EXCERPTED RECORDS:
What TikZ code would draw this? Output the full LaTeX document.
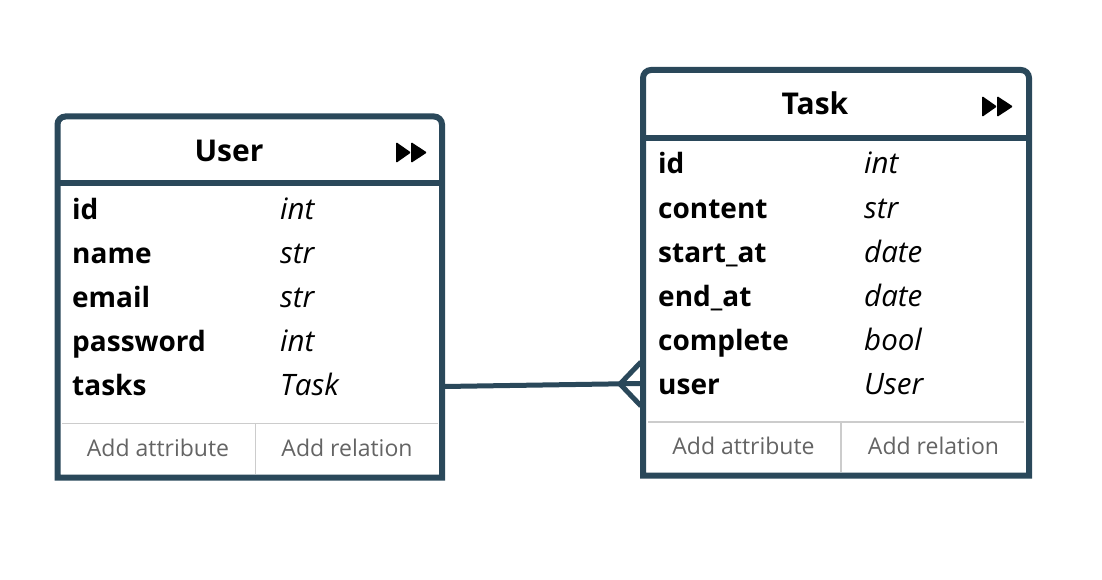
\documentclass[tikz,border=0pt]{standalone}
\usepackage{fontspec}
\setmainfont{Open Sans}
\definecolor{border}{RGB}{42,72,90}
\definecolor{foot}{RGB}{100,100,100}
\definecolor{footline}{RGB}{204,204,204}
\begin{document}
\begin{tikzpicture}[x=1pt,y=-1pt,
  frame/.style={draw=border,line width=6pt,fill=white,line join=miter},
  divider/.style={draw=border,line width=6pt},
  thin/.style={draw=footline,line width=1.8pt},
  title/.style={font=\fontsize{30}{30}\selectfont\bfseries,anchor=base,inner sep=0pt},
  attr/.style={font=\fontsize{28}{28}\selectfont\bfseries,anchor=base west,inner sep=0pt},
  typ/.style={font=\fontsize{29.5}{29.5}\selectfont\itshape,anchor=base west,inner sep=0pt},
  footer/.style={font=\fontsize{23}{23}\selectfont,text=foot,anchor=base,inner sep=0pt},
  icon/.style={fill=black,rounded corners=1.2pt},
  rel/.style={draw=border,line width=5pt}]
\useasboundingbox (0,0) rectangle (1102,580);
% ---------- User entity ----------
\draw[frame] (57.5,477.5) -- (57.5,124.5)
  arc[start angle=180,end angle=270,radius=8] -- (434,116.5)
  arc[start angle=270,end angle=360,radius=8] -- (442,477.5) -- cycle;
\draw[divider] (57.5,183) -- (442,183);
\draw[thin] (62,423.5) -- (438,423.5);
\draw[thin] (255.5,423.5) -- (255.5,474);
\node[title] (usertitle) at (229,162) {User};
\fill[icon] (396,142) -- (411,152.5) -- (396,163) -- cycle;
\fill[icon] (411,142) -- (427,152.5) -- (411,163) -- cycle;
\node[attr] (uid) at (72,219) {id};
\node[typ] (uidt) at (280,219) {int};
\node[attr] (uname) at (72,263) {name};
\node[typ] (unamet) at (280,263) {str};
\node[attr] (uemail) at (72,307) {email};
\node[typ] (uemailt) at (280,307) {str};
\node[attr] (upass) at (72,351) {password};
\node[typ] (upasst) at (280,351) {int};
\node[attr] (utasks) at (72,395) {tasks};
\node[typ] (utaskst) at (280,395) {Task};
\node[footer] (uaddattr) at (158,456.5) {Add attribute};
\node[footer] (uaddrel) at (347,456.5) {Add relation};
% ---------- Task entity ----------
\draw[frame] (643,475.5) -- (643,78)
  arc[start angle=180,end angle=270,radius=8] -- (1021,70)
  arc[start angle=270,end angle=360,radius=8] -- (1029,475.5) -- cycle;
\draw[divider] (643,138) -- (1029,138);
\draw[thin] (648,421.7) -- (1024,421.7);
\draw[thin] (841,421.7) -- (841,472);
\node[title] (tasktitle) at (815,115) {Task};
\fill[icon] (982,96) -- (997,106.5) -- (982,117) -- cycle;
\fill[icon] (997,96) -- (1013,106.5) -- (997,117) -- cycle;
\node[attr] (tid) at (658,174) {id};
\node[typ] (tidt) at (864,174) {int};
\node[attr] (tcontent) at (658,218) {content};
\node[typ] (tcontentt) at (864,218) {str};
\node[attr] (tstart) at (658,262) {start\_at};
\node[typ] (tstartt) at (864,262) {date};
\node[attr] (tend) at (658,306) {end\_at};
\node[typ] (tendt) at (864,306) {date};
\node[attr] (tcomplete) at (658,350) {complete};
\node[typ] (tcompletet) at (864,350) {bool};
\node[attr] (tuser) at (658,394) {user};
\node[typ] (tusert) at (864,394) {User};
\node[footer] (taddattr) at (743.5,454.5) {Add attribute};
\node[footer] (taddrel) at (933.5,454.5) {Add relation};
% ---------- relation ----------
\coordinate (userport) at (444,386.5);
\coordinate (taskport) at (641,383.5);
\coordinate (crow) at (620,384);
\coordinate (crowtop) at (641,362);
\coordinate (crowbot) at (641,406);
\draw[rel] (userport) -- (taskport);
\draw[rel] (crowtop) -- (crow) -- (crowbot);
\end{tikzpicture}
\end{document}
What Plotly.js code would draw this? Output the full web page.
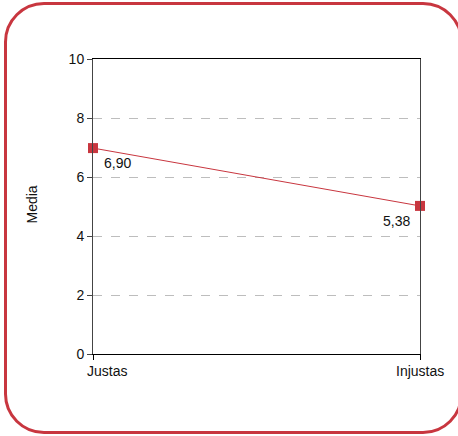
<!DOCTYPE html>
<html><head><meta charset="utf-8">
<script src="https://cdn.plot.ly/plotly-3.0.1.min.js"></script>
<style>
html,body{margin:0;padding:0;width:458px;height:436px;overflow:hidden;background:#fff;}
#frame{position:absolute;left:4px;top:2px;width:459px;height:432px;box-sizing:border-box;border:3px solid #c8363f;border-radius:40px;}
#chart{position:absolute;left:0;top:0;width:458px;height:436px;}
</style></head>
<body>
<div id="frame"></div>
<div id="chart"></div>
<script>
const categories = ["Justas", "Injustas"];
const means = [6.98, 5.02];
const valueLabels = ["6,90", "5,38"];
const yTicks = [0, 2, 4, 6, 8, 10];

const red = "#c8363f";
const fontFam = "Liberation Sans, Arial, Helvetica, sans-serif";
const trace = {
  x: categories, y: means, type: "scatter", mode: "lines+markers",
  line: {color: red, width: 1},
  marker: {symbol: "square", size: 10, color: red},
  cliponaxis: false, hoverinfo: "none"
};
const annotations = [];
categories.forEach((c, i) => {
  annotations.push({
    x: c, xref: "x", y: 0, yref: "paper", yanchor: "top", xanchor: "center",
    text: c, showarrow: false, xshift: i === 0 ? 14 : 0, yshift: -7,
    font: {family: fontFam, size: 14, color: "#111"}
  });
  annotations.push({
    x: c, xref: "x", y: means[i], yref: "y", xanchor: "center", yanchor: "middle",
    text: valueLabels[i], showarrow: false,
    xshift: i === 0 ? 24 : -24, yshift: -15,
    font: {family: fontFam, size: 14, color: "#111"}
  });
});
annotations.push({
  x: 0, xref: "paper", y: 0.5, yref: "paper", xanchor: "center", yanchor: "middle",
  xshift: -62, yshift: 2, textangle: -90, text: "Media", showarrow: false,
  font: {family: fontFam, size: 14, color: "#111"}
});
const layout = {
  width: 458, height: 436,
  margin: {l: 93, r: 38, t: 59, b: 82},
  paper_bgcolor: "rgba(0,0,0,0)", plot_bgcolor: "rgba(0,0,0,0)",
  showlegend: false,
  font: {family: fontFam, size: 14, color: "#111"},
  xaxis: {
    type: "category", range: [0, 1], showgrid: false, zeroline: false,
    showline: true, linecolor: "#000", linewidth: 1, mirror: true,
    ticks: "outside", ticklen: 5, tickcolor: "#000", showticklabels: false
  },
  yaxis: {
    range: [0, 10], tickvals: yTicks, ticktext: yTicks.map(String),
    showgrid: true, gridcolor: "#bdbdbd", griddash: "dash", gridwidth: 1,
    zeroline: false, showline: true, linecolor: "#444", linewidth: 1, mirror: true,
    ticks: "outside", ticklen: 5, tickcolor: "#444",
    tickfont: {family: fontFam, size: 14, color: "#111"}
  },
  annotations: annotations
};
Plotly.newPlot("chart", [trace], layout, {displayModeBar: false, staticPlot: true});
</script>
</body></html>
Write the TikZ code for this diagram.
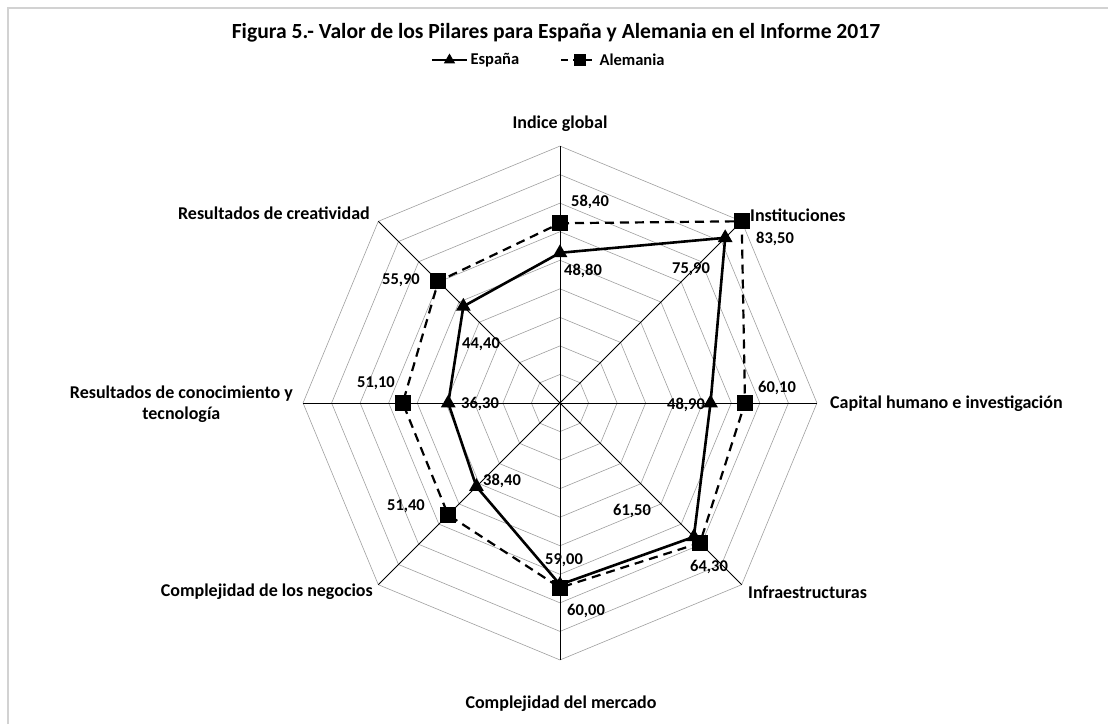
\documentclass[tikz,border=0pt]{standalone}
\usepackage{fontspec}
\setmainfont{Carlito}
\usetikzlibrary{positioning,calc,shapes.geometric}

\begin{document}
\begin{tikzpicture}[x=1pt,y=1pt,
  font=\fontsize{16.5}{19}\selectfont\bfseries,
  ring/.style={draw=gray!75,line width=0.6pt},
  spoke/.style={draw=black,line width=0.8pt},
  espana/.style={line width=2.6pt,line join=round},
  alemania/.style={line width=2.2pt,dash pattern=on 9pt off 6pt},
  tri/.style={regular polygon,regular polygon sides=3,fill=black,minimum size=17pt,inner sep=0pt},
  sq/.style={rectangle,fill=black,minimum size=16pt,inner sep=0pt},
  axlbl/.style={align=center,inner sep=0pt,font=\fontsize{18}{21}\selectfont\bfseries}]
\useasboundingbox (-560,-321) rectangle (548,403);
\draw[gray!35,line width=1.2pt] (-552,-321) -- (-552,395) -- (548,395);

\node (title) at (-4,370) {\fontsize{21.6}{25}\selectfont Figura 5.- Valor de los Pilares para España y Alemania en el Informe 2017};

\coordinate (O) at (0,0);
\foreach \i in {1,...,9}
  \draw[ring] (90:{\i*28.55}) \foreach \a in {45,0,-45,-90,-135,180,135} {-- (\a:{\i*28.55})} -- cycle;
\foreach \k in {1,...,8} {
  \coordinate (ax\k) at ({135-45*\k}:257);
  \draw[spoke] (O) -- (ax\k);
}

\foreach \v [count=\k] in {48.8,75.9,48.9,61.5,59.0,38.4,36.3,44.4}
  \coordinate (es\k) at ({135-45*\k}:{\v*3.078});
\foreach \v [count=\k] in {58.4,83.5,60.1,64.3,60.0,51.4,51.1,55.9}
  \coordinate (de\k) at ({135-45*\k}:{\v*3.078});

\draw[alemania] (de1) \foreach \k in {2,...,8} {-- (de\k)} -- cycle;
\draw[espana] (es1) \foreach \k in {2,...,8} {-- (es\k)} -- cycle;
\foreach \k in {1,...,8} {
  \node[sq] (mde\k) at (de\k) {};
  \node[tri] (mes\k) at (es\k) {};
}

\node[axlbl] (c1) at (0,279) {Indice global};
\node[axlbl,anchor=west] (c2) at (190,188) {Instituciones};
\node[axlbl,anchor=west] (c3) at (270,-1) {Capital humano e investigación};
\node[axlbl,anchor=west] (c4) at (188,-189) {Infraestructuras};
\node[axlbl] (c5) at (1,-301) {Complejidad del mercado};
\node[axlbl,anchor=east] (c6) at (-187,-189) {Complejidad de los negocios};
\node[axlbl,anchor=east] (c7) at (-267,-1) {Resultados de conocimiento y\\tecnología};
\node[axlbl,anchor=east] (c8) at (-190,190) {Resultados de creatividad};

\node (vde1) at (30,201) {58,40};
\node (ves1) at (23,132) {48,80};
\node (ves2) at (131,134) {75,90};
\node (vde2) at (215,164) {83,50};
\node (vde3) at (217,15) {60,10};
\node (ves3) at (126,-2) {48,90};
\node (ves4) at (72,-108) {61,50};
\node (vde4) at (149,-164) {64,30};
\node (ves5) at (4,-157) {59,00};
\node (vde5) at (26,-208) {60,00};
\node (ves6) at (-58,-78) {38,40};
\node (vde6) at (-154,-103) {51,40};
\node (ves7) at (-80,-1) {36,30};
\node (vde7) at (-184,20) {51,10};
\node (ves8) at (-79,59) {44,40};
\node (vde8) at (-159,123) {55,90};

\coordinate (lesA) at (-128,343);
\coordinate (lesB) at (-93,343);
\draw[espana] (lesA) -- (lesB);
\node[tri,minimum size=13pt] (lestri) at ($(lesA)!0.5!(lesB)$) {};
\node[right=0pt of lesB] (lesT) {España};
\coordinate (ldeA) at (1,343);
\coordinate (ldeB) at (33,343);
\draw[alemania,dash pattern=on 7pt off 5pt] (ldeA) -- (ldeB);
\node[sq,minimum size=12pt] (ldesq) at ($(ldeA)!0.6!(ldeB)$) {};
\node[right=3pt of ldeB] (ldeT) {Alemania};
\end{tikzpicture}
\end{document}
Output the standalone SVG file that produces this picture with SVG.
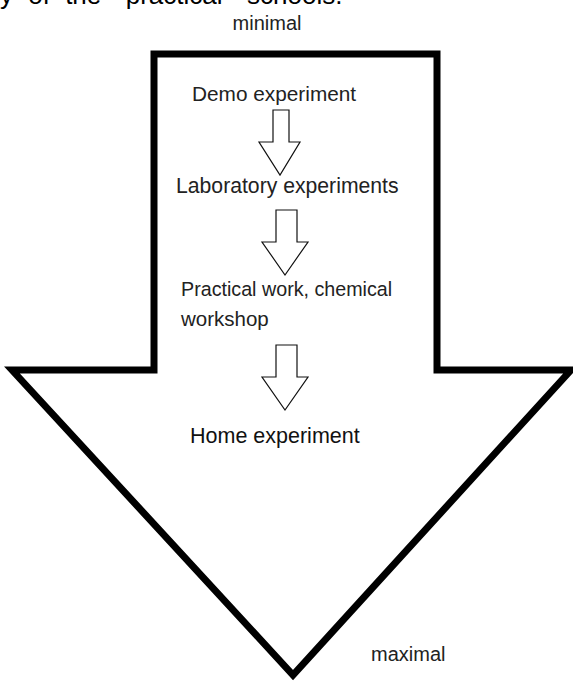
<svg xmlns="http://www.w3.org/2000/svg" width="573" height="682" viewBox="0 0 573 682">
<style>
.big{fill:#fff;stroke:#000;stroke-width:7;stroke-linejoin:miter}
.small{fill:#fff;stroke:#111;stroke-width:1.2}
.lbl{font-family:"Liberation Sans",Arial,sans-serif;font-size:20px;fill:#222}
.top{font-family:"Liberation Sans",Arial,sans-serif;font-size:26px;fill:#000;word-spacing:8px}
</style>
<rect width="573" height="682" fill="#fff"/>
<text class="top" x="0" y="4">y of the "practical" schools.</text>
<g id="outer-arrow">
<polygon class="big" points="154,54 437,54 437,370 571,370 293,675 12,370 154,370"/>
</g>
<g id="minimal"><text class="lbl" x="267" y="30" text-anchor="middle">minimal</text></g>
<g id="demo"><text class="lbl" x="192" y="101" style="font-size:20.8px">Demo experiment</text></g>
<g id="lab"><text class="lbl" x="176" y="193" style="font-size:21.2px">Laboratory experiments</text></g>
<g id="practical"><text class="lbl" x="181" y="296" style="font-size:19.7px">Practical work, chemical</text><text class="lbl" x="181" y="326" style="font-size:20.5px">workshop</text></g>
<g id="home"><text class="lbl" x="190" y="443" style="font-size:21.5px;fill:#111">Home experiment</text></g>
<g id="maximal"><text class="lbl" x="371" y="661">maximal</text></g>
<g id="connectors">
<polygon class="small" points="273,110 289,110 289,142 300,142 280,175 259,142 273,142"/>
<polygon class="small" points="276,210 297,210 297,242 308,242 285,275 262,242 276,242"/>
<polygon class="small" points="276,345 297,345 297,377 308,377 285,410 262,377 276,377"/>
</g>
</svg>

WORK TO COMPLETE: From the line containing "What Plotly.js code" through the line containing "const yTicks = [0, 2, 4, 6, 8, 10];", copy every line above exactly, without pictures.

FINISHED EXERCISE:
What Plotly.js code would draw this? Output the full web page.
<!DOCTYPE html>
<html><head><meta charset="utf-8">
<script src="https://cdn.plot.ly/plotly-3.0.1.min.js"></script>
<style>
html,body{margin:0;padding:0;width:458px;height:436px;overflow:hidden;background:#fff;}
#frame{position:absolute;left:4px;top:2px;width:459px;height:432px;box-sizing:border-box;border:3px solid #c8363f;border-radius:40px;}
#chart{position:absolute;left:0;top:0;width:458px;height:436px;}
</style></head>
<body>
<div id="frame"></div>
<div id="chart"></div>
<script>
const categories = ["Justas", "Injustas"];
const means = [6.98, 5.02];
const valueLabels = ["6,90", "5,38"];
const yTicks = [0, 2, 4, 6, 8, 10];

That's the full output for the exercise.